BEGIN

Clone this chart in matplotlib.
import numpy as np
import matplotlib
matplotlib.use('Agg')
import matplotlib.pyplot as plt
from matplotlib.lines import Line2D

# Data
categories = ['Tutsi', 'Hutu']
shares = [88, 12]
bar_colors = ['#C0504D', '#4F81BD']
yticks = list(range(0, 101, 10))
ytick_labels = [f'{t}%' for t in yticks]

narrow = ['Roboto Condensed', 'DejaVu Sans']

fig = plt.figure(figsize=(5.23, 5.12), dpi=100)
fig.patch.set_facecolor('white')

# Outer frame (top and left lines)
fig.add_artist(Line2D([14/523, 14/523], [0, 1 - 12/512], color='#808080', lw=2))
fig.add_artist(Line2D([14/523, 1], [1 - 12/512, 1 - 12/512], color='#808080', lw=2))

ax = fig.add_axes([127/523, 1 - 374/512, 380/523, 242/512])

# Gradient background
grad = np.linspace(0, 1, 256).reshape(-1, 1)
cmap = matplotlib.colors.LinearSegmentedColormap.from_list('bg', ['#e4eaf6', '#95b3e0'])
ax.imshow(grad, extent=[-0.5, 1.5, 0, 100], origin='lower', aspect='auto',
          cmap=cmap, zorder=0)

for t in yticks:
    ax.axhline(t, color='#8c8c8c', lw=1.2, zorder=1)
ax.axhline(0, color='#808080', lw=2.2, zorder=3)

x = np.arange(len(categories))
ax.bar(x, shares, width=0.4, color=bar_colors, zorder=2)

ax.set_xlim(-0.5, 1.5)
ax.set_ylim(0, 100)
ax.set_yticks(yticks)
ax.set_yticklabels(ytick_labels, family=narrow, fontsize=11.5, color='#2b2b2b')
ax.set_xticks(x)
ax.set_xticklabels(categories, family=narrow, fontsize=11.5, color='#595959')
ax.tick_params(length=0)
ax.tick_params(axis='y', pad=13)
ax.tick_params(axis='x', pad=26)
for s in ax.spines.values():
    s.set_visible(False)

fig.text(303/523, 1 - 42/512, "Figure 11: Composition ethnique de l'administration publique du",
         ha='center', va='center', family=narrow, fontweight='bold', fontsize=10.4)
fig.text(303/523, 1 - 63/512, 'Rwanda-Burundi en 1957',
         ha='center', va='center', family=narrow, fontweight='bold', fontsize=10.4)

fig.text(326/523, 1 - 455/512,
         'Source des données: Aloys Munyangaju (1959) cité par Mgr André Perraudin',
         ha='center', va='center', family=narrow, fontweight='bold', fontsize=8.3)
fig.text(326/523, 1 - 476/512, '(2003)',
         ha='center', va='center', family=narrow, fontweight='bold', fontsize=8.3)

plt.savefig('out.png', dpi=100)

END
BEGIN

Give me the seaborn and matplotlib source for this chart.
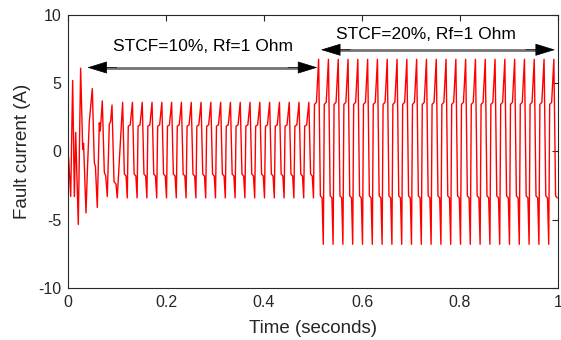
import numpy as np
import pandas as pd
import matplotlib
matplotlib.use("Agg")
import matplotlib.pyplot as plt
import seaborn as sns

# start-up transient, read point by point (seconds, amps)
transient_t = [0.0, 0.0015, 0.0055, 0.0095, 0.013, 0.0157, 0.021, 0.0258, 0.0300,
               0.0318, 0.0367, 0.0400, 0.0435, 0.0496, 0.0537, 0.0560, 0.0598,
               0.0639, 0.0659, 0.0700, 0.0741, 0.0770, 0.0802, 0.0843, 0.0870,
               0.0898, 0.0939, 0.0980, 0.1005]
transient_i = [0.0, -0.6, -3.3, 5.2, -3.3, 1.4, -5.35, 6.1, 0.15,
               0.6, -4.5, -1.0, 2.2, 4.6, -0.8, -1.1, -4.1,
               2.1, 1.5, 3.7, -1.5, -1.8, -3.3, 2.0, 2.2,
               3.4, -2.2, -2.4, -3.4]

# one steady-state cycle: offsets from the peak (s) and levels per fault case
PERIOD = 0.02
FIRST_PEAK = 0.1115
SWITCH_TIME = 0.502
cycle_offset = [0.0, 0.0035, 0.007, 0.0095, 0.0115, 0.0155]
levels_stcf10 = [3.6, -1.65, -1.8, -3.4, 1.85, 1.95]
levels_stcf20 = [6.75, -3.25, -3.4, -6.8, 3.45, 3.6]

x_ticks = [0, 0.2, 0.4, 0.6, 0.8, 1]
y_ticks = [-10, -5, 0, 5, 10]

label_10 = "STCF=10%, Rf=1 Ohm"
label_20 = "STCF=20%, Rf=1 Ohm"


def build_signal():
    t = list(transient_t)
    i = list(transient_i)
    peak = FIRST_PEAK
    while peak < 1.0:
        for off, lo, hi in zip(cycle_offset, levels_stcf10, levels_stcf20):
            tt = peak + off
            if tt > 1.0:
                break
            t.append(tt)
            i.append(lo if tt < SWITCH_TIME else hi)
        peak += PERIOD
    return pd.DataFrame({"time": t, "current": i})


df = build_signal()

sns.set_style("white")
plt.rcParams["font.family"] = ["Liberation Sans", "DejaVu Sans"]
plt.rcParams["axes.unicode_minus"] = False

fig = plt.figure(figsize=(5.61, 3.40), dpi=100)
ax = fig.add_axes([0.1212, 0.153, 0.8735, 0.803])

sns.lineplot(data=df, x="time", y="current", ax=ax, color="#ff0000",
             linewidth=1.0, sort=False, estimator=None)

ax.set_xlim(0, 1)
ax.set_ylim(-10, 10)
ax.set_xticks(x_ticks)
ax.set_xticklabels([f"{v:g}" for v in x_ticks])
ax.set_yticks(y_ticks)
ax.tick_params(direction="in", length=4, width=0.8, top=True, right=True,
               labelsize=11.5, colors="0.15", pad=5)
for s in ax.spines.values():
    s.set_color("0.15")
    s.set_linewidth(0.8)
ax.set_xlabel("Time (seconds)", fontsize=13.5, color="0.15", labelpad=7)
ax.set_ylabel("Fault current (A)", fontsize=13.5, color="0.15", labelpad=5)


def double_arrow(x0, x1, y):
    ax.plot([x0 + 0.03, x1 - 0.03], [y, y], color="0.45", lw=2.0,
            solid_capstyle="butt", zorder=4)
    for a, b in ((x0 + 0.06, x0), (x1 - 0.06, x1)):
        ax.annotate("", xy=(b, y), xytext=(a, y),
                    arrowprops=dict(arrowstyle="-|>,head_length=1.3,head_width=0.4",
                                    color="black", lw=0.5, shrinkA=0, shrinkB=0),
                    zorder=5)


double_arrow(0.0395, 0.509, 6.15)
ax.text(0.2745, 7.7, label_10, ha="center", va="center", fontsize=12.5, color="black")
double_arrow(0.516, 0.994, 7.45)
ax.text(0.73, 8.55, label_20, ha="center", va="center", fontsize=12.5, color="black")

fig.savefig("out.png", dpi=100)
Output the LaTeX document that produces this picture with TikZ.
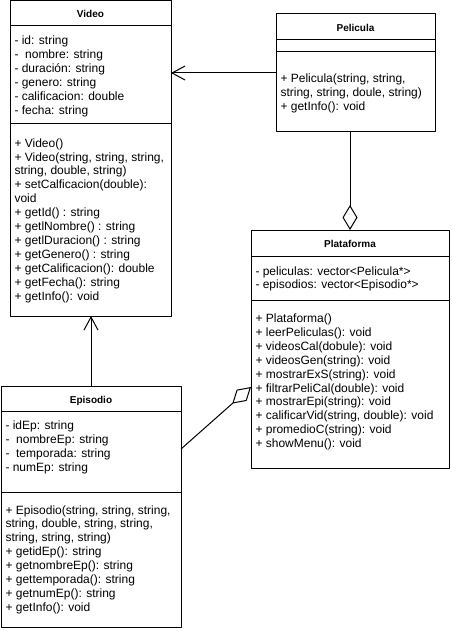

END
BEGIN

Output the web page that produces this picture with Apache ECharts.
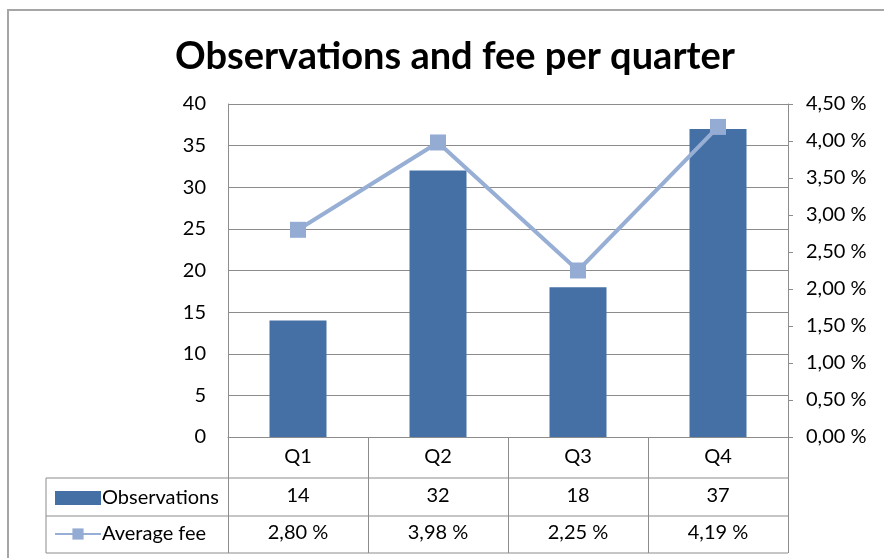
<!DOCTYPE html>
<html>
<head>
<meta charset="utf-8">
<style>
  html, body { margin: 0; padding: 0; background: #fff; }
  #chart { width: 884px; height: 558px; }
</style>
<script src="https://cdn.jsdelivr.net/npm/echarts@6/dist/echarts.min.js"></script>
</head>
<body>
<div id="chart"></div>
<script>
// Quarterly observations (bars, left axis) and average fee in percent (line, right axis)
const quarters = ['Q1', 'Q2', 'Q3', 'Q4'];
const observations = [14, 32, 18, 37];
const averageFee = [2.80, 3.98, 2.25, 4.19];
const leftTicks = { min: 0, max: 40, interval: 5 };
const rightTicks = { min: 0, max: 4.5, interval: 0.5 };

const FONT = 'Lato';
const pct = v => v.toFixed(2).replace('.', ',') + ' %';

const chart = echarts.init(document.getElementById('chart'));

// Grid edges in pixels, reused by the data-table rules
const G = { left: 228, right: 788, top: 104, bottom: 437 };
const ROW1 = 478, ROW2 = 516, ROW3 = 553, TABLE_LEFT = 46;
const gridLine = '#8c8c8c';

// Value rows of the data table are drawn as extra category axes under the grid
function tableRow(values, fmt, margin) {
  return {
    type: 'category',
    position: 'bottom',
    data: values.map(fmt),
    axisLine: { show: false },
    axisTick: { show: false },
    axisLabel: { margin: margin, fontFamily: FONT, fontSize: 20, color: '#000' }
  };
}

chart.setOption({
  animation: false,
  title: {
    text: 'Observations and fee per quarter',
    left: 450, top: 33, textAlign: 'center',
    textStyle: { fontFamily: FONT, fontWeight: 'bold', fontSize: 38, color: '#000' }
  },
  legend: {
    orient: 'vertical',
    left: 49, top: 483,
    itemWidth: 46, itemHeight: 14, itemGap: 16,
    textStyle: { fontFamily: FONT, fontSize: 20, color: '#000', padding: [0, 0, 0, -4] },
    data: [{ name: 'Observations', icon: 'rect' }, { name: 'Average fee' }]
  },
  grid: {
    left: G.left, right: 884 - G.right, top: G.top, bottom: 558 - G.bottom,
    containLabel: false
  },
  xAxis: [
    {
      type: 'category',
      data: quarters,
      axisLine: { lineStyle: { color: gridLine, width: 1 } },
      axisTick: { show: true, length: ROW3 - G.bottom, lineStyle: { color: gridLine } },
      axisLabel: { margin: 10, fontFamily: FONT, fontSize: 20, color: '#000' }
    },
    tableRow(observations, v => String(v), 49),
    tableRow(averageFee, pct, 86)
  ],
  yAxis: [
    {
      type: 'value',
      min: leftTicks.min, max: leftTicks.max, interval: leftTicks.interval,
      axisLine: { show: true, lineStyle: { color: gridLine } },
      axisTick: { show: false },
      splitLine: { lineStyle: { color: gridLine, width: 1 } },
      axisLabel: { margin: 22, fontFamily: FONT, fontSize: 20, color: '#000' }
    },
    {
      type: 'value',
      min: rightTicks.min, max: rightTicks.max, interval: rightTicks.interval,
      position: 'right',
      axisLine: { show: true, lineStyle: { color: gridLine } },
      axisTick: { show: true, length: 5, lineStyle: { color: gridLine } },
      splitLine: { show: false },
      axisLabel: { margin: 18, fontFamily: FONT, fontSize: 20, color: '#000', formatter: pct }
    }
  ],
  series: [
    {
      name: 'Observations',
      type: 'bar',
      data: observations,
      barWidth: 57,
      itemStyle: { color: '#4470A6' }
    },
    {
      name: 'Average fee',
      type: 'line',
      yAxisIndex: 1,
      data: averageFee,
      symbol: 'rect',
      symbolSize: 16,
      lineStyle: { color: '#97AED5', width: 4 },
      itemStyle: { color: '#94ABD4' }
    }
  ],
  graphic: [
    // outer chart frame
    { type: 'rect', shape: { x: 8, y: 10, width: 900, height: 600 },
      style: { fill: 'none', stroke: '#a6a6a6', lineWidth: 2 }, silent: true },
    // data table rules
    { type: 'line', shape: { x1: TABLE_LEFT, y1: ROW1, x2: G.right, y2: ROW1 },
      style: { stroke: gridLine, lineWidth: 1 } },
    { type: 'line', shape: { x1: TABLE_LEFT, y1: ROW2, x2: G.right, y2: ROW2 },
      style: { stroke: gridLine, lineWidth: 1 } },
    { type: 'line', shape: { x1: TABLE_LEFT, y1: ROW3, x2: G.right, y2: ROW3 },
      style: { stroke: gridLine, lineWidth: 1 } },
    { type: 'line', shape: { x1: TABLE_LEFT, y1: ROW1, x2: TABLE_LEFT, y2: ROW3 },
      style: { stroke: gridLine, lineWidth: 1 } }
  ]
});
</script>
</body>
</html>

END

• [THE REQUEST]
Return exactly the lines from the line that has "Clone this chart in matplotlib." to the line that has "plt.savefig('out.png', dpi=100)", both of them included.

• [SOLUTION TO THIS EXERCISE]
Clone this chart in matplotlib.
import numpy as np
import matplotlib
matplotlib.use('Agg')
import matplotlib.pyplot as plt
from matplotlib.lines import Line2D

# Data
categories = ['Tutsi', 'Hutu']
shares = [88, 12]
bar_colors = ['#C0504D', '#4F81BD']
yticks = list(range(0, 101, 10))
ytick_labels = [f'{t}%' for t in yticks]

narrow = ['Roboto Condensed', 'DejaVu Sans']

fig = plt.figure(figsize=(5.23, 5.12), dpi=100)
fig.patch.set_facecolor('white')

# Outer frame (top and left lines)
fig.add_artist(Line2D([14/523, 14/523], [0, 1 - 12/512], color='#808080', lw=2))
fig.add_artist(Line2D([14/523, 1], [1 - 12/512, 1 - 12/512], color='#808080', lw=2))

ax = fig.add_axes([127/523, 1 - 374/512, 380/523, 242/512])

# Gradient background
grad = np.linspace(0, 1, 256).reshape(-1, 1)
cmap = matplotlib.colors.LinearSegmentedColormap.from_list('bg', ['#e4eaf6', '#95b3e0'])
ax.imshow(grad, extent=[-0.5, 1.5, 0, 100], origin='lower', aspect='auto',
          cmap=cmap, zorder=0)

for t in yticks:
    ax.axhline(t, color='#8c8c8c', lw=1.2, zorder=1)
ax.axhline(0, color='#808080', lw=2.2, zorder=3)

x = np.arange(len(categories))
ax.bar(x, shares, width=0.4, color=bar_colors, zorder=2)

ax.set_xlim(-0.5, 1.5)
ax.set_ylim(0, 100)
ax.set_yticks(yticks)
ax.set_yticklabels(ytick_labels, family=narrow, fontsize=11.5, color='#2b2b2b')
ax.set_xticks(x)
ax.set_xticklabels(categories, family=narrow, fontsize=11.5, color='#595959')
ax.tick_params(length=0)
ax.tick_params(axis='y', pad=13)
ax.tick_params(axis='x', pad=26)
for s in ax.spines.values():
    s.set_visible(False)

fig.text(303/523, 1 - 42/512, "Figure 11: Composition ethnique de l'administration publique du",
         ha='center', va='center', family=narrow, fontweight='bold', fontsize=10.4)
fig.text(303/523, 1 - 63/512, 'Rwanda-Burundi en 1957',
         ha='center', va='center', family=narrow, fontweight='bold', fontsize=10.4)

fig.text(326/523, 1 - 455/512,
         'Source des données: Aloys Munyangaju (1959) cité par Mgr André Perraudin',
         ha='center', va='center', family=narrow, fontweight='bold', fontsize=8.3)
fig.text(326/523, 1 - 476/512, '(2003)',
         ha='center', va='center', family=narrow, fontweight='bold', fontsize=8.3)

plt.savefig('out.png', dpi=100)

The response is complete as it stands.